Justice Ginsburg, with whom Justice Souter and Justice Breyer join, concurring.

I join the Court’s opinion, subject to the reservation expressed in Grutter v. Bollinger, 539 U.S. 306, 344—346 (2003) (Ginsburg, J., concurring).

The Court today resoundingly reaffirms the principle that state-imposed racial segregation is highly suspect and cannot be justified on the ground that “ ‘all persons suffer [the separation] in equal degree.’ Ante, at 6 (quoting Powers v. Ohio, 499 U.S. 400, 410 (1991)). While I join that declaration without reservation, I write separately to express again my conviction that the same standard of review ought not control judicial inspection of every official race classification. As I stated most recently in Gratz v. Bollinger, 539 U.S. 244, 301 (2003) (dissenting opinion): “Actions designed to burden groups long denied full citizenship stature are not sensibly ranked with measures taken to hasten the day when entrenched discrimination and its aftereffects have been extirpated.” See also Grutter, 539 U.S., at 344—346 (Ginsburg, J., concurring); Adarand Constructors, Inc. v. Peńa, 515 U.S. 200, 271—276 (1995) (Ginsburg, J., dissenting).
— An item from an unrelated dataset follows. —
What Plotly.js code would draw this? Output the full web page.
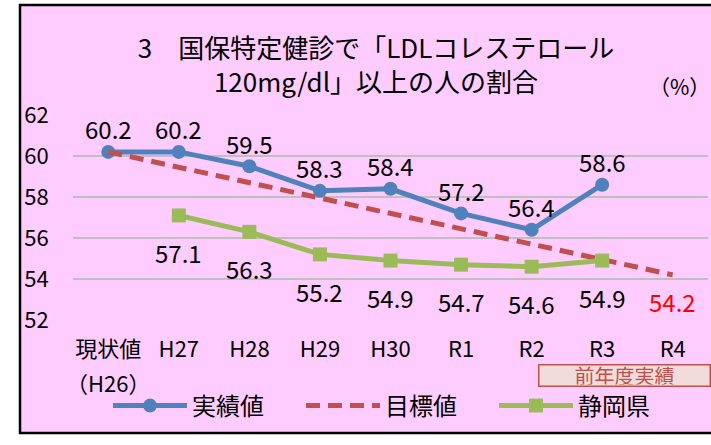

There is no pretense here, however, that the California Department of Corrections (CDC) installed its segregation policy to “correct inequalities.” See Wechsler, The Nationalization of Civil Liberties and Civil Rights, Supp. to 12 Tex. Q. 10, 23 (1968). Experience in other States and in federal prisons, see ante, at 7—8; post, at 3—4 (Stevens, J., dissenting), strongly suggests that CDC’s race-based assignment of new inmates and transferees, administratively convenient as it may be, is not necessary to the safe management of a penal institution.

Disagreeing with the Court that “strict scrutiny” properly applies to any and all racial classifications, see ante, at 4—9, 11—12, 14, but agreeing that the stereotypical classification at hand warrants rigorous scrutiny, I join the Court’s opinion.